• _Problem statement_
Type out every line below exactly as it reads.

• _Data for processing_
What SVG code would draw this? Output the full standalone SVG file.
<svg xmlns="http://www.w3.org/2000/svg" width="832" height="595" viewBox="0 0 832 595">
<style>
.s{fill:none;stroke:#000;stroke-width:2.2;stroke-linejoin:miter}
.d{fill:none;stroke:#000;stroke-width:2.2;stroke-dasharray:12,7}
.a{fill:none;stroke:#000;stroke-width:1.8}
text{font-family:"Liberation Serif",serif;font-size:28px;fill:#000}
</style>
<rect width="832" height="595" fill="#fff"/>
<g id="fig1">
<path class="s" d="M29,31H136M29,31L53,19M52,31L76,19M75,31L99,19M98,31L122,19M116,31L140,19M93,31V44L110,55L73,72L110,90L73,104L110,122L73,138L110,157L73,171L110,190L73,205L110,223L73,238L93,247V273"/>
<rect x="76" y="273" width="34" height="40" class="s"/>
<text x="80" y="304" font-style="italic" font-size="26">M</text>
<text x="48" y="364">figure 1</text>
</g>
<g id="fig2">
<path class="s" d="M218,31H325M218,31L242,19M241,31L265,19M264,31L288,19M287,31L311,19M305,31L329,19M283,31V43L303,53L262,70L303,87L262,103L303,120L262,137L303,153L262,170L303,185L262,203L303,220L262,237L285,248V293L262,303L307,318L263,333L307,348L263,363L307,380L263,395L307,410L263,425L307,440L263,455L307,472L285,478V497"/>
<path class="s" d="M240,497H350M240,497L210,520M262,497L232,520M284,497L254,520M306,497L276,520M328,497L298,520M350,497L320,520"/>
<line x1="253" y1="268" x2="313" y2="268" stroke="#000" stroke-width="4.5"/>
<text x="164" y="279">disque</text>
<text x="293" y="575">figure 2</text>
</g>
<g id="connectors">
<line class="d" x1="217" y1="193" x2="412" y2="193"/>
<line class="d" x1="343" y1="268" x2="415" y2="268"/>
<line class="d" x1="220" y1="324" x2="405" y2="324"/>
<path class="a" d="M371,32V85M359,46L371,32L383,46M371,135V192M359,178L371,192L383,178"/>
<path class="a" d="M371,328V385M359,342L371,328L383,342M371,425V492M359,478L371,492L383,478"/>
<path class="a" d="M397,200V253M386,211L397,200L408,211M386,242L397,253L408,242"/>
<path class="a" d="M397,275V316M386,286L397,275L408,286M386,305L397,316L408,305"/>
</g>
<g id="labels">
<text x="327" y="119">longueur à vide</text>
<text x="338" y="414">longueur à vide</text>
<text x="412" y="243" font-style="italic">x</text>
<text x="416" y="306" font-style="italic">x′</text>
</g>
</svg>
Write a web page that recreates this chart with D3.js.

• _Result of the task_
What SVG code would draw this? Output the full standalone SVG file.
<svg xmlns="http://www.w3.org/2000/svg" width="832" height="595" viewBox="0 0 832 595">
<style>
.s{fill:none;stroke:#000;stroke-width:2.2;stroke-linejoin:miter}
.d{fill:none;stroke:#000;stroke-width:2.2;stroke-dasharray:12,7}
.a{fill:none;stroke:#000;stroke-width:1.8}
text{font-family:"Liberation Serif",serif;font-size:28px;fill:#000}
</style>
<rect width="832" height="595" fill="#fff"/>
<g id="fig1">
<path class="s" d="M29,31H136M29,31L53,19M52,31L76,19M75,31L99,19M98,31L122,19M116,31L140,19M93,31V44L110,55L73,72L110,90L73,104L110,122L73,138L110,157L73,171L110,190L73,205L110,223L73,238L93,247V273"/>
<rect x="76" y="273" width="34" height="40" class="s"/>
<text x="80" y="304" font-style="italic" font-size="26">M</text>
<text x="48" y="364">figure 1</text>
</g>
<g id="fig2">
<path class="s" d="M218,31H325M218,31L242,19M241,31L265,19M264,31L288,19M287,31L311,19M305,31L329,19M283,31V43L303,53L262,70L303,87L262,103L303,120L262,137L303,153L262,170L303,185L262,203L303,220L262,237L285,248V293L262,303L307,318L263,333L307,348L263,363L307,380L263,395L307,410L263,425L307,440L263,455L307,472L285,478V497"/>
<path class="s" d="M240,497H350M240,497L210,520M262,497L232,520M284,497L254,520M306,497L276,520M328,497L298,520M350,497L320,520"/>
<line x1="253" y1="268" x2="313" y2="268" stroke="#000" stroke-width="4.5"/>
<text x="164" y="279">disque</text>
<text x="293" y="575">figure 2</text>
</g>
<g id="connectors">
<line class="d" x1="217" y1="193" x2="412" y2="193"/>
<line class="d" x1="343" y1="268" x2="415" y2="268"/>
<line class="d" x1="220" y1="324" x2="405" y2="324"/>
<path class="a" d="M371,32V85M359,46L371,32L383,46M371,135V192M359,178L371,192L383,178"/>
<path class="a" d="M371,328V385M359,342L371,328L383,342M371,425V492M359,478L371,492L383,478"/>
<path class="a" d="M397,200V253M386,211L397,200L408,211M386,242L397,253L408,242"/>
<path class="a" d="M397,275V316M386,286L397,275L408,286M386,305L397,316L408,305"/>
</g>
<g id="labels">
<text x="327" y="119">longueur à vide</text>
<text x="338" y="414">longueur à vide</text>
<text x="412" y="243" font-style="italic">x</text>
<text x="416" y="306" font-style="italic">x′</text>
</g>
</svg>
Write a web page that recreates this chart with D3.js.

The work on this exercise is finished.